— BEGIN Record list —
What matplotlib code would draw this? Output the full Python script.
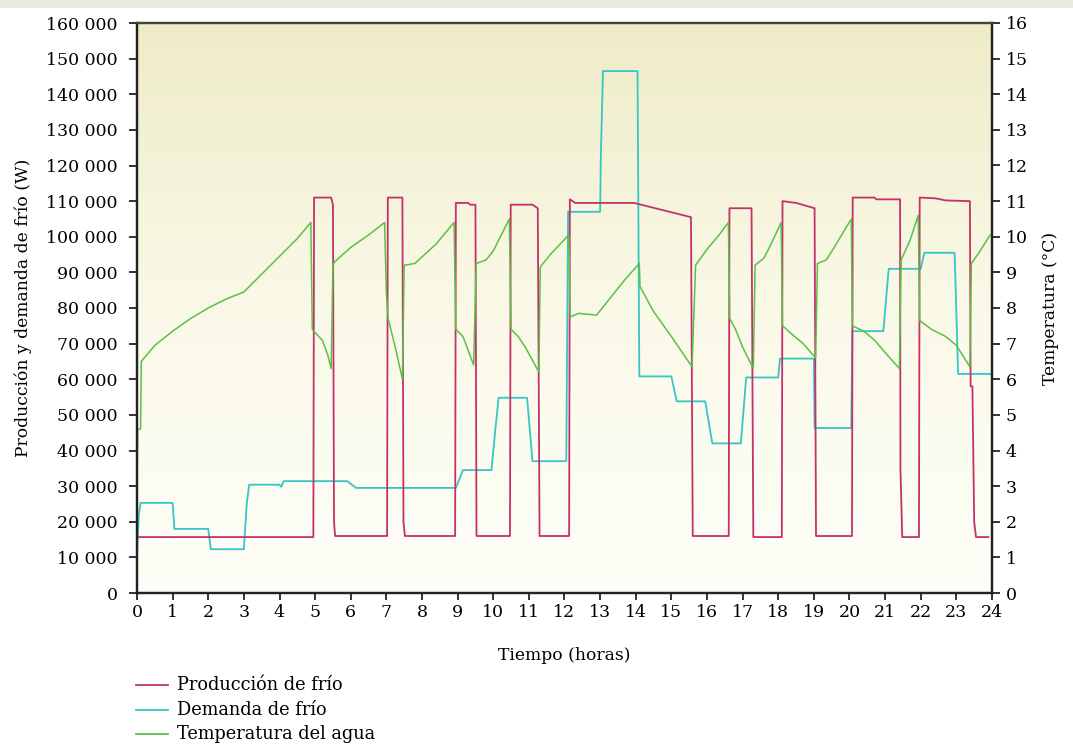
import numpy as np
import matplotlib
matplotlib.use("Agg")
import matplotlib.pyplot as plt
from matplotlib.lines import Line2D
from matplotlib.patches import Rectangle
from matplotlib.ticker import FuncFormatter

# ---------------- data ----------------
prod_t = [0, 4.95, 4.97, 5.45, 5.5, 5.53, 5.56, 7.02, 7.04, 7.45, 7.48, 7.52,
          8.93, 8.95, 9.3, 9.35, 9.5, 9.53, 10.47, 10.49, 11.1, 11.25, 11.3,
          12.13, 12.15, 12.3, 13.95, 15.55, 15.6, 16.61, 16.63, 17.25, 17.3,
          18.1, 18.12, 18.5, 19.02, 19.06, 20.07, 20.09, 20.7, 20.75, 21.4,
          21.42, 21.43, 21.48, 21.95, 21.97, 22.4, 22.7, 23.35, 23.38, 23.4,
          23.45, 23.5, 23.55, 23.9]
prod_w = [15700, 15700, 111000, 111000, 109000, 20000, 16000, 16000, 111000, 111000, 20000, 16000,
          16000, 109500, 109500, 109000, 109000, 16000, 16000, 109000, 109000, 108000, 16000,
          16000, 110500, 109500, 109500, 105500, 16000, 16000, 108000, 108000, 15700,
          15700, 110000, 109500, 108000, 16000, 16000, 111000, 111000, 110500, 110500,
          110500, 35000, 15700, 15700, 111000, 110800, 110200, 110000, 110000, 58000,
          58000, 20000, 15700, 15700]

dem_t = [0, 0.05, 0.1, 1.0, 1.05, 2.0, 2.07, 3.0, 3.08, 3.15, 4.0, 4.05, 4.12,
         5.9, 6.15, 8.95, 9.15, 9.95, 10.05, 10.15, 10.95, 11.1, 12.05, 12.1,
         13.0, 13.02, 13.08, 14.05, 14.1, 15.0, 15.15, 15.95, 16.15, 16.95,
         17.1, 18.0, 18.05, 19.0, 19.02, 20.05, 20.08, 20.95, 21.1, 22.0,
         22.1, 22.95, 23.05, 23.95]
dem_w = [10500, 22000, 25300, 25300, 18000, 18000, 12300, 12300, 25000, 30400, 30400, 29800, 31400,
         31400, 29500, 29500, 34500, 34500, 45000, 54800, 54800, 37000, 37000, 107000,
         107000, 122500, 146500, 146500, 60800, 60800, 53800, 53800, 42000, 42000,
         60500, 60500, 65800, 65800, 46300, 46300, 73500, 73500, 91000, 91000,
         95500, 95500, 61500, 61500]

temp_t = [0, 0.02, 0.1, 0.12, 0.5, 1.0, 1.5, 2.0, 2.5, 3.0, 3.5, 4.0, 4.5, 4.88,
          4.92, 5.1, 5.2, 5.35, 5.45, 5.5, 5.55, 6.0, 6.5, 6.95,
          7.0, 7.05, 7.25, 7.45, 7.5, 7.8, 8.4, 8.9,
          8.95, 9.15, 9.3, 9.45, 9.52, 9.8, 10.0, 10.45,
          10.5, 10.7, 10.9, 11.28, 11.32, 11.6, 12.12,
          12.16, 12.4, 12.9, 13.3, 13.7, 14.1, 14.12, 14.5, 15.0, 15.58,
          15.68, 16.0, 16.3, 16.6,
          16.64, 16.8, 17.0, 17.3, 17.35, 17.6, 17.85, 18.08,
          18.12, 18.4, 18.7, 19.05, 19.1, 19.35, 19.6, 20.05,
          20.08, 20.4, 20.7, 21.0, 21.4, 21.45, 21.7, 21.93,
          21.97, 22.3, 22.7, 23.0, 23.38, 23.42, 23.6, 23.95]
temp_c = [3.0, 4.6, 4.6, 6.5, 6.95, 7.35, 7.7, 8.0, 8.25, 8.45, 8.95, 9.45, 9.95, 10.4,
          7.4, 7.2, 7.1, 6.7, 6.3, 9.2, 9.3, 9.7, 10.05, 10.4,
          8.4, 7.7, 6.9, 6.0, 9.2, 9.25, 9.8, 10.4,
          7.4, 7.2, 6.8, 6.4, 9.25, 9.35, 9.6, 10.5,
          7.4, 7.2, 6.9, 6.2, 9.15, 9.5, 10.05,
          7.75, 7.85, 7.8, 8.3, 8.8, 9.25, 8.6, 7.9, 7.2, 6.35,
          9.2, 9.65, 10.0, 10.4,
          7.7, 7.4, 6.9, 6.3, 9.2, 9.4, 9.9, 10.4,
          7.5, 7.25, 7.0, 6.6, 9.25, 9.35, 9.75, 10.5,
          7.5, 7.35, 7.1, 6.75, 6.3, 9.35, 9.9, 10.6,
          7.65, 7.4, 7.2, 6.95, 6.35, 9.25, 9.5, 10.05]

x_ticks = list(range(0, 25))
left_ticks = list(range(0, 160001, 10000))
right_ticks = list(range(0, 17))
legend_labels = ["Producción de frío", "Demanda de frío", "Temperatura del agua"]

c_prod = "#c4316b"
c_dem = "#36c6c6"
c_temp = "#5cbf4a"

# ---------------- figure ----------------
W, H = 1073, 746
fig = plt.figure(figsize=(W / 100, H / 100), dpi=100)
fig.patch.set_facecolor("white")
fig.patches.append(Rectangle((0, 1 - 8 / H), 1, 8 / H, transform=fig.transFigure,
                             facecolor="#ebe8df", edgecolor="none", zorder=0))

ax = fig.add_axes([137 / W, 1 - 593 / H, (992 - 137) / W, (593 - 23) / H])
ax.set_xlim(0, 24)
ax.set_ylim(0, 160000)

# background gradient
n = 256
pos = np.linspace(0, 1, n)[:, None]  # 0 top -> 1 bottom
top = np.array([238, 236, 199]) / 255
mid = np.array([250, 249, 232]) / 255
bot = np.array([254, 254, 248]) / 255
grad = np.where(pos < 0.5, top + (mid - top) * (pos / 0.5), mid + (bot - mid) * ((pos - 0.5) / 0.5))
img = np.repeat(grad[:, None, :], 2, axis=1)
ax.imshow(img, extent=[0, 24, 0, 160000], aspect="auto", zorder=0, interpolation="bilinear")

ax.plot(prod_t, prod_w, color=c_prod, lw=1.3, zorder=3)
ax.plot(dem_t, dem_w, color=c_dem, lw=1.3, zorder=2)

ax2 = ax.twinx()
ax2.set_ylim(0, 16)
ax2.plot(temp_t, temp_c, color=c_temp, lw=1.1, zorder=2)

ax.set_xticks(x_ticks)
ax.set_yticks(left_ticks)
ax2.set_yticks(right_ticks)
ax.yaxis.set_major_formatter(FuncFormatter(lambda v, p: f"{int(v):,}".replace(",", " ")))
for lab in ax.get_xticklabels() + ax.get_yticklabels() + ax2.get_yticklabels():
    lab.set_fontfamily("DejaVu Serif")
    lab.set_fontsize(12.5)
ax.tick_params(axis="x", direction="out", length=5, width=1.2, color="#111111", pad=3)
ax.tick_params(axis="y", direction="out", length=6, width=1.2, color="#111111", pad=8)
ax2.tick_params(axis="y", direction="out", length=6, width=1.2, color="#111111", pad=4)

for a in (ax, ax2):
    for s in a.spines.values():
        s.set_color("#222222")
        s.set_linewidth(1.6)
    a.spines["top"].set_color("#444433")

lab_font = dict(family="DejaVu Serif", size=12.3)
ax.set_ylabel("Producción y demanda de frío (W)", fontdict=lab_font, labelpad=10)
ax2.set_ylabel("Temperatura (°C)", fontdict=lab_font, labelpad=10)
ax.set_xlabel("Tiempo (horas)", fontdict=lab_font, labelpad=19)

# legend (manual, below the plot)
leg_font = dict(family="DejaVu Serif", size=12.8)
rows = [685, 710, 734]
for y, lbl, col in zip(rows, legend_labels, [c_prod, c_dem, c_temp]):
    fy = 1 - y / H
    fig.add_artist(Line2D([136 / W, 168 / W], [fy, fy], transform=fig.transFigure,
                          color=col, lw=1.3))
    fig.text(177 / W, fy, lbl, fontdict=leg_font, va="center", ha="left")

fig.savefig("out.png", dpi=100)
— END Record list —
— BEGIN Record list —
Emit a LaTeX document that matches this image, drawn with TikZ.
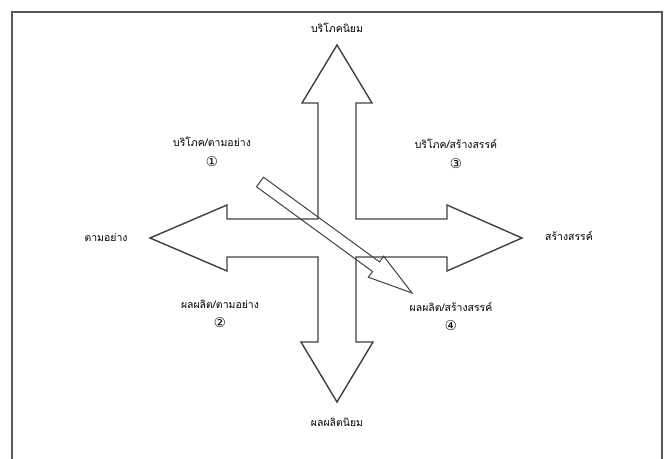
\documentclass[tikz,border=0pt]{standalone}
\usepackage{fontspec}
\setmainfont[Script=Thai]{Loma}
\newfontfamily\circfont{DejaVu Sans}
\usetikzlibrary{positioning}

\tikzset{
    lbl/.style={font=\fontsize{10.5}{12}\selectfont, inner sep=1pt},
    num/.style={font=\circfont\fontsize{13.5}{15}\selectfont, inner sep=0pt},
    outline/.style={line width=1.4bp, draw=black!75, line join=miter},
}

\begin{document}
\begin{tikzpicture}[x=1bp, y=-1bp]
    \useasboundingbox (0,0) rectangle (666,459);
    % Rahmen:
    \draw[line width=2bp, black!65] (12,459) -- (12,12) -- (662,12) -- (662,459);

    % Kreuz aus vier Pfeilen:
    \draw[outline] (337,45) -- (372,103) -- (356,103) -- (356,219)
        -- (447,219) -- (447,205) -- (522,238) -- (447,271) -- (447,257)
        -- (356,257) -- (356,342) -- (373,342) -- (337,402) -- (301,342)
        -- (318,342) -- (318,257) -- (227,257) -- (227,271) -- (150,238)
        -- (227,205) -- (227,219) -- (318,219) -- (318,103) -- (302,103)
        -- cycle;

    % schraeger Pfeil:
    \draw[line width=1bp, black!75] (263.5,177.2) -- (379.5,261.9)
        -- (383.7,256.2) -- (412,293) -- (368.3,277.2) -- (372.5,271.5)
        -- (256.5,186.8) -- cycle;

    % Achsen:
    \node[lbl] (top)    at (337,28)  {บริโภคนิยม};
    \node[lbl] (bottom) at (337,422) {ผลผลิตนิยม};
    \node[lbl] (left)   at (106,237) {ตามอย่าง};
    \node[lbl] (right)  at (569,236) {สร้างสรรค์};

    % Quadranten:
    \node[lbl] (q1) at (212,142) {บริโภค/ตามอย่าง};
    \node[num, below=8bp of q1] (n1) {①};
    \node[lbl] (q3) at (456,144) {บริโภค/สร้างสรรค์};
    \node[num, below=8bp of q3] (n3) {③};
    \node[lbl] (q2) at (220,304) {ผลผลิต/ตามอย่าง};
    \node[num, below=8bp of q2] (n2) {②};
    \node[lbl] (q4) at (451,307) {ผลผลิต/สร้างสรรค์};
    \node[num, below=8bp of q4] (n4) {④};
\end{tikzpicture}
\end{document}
— END Record list —
— BEGIN Record list —
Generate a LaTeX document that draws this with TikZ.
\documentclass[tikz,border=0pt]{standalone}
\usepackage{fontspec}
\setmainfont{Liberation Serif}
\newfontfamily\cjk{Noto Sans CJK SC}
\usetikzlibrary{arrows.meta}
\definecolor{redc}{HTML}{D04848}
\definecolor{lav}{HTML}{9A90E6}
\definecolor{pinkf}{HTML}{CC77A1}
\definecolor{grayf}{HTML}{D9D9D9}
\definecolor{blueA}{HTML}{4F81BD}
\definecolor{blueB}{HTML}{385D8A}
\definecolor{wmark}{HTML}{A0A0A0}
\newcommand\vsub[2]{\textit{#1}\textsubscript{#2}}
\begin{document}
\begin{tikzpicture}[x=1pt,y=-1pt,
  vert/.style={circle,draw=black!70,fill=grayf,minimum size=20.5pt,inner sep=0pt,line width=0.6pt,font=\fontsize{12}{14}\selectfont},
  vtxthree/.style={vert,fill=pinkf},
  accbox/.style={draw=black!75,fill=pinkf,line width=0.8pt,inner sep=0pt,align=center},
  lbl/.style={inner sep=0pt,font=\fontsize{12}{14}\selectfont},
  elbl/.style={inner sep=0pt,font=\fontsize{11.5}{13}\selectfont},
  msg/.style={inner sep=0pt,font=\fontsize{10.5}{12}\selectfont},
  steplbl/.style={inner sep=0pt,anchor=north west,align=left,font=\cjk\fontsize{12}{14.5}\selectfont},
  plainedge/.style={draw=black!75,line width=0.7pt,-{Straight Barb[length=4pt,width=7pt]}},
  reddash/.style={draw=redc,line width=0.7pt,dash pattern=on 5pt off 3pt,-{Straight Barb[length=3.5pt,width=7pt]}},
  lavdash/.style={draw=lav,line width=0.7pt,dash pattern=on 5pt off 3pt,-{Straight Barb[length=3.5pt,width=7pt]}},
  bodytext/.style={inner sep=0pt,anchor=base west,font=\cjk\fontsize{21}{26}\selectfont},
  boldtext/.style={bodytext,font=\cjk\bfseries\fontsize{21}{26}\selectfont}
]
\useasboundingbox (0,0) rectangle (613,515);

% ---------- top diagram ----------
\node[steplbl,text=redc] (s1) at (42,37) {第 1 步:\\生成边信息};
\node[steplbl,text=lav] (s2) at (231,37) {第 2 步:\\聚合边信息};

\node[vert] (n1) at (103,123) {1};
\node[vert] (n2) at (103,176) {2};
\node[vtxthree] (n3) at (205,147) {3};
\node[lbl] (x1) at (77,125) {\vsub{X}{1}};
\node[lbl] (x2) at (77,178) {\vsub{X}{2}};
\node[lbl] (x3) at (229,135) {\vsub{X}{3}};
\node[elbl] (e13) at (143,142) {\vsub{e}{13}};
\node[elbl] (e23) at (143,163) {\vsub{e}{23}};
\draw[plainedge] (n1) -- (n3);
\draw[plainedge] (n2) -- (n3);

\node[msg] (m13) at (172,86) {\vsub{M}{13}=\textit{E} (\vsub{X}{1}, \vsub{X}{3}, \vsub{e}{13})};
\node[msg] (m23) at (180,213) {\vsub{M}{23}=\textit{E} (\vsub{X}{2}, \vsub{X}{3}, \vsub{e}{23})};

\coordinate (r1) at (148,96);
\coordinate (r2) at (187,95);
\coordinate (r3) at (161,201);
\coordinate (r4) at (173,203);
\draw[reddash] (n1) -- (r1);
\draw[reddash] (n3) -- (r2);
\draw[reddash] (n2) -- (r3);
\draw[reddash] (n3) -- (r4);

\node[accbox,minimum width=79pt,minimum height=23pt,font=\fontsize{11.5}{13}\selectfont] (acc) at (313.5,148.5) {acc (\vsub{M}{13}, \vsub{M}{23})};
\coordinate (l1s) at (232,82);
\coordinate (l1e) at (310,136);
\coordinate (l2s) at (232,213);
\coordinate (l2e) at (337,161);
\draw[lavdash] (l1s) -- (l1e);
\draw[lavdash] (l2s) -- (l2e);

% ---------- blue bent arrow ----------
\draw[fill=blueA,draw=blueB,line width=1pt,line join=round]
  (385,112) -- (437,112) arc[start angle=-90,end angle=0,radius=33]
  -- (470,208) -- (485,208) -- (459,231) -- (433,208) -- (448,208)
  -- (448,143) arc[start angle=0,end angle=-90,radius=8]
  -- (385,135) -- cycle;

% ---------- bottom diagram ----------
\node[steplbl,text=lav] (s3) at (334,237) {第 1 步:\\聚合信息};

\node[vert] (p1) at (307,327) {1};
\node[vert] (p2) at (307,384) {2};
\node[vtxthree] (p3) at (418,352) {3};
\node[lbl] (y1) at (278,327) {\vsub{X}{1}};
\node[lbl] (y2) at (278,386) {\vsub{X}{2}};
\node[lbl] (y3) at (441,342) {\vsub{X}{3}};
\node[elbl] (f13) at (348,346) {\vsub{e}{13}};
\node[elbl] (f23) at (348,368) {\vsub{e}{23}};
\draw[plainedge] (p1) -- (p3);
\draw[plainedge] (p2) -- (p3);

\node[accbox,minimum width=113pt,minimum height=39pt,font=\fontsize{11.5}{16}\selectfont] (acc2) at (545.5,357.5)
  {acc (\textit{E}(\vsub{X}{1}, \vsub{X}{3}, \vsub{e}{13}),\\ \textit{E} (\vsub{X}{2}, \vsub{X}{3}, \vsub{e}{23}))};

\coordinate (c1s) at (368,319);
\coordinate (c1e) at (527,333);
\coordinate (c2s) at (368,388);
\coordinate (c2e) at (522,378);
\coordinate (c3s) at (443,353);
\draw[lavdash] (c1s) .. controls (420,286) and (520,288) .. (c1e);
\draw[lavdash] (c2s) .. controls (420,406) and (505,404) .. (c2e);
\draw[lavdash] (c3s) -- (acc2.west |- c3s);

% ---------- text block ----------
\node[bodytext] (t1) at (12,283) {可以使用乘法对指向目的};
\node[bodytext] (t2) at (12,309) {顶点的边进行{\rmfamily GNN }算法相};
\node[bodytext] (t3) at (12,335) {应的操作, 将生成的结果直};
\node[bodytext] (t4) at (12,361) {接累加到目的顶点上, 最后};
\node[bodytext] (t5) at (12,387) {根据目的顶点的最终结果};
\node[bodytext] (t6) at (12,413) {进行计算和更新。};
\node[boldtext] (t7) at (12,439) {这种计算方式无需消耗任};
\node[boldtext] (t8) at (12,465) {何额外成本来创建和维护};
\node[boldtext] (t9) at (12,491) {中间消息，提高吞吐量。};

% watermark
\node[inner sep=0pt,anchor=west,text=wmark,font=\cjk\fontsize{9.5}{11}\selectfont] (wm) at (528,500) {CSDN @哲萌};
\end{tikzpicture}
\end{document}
— END Record list —
Given exercise:
Up in the listing, locate the line with "What matplotlib code"; print it and every line after it down to the line with "58000, 20000, 15700, 15700]", which is included too. Skip the pictures.

Worked solution:
What matplotlib code would draw this? Output the full Python script.
import numpy as np
import matplotlib
matplotlib.use("Agg")
import matplotlib.pyplot as plt
from matplotlib.lines import Line2D
from matplotlib.patches import Rectangle
from matplotlib.ticker import FuncFormatter

# ---------------- data ----------------
prod_t = [0, 4.95, 4.97, 5.45, 5.5, 5.53, 5.56, 7.02, 7.04, 7.45, 7.48, 7.52,
          8.93, 8.95, 9.3, 9.35, 9.5, 9.53, 10.47, 10.49, 11.1, 11.25, 11.3,
          12.13, 12.15, 12.3, 13.95, 15.55, 15.6, 16.61, 16.63, 17.25, 17.3,
          18.1, 18.12, 18.5, 19.02, 19.06, 20.07, 20.09, 20.7, 20.75, 21.4,
          21.42, 21.43, 21.48, 21.95, 21.97, 22.4, 22.7, 23.35, 23.38, 23.4,
          23.45, 23.5, 23.55, 23.9]
prod_w = [15700, 15700, 111000, 111000, 109000, 20000, 16000, 16000, 111000, 111000, 20000, 16000,
          16000, 109500, 109500, 109000, 109000, 16000, 16000, 109000, 109000, 108000, 16000,
          16000, 110500, 109500, 109500, 105500, 16000, 16000, 108000, 108000, 15700,
          15700, 110000, 109500, 108000, 16000, 16000, 111000, 111000, 110500, 110500,
          110500, 35000, 15700, 15700, 111000, 110800, 110200, 110000, 110000, 58000,
          58000, 20000, 15700, 15700]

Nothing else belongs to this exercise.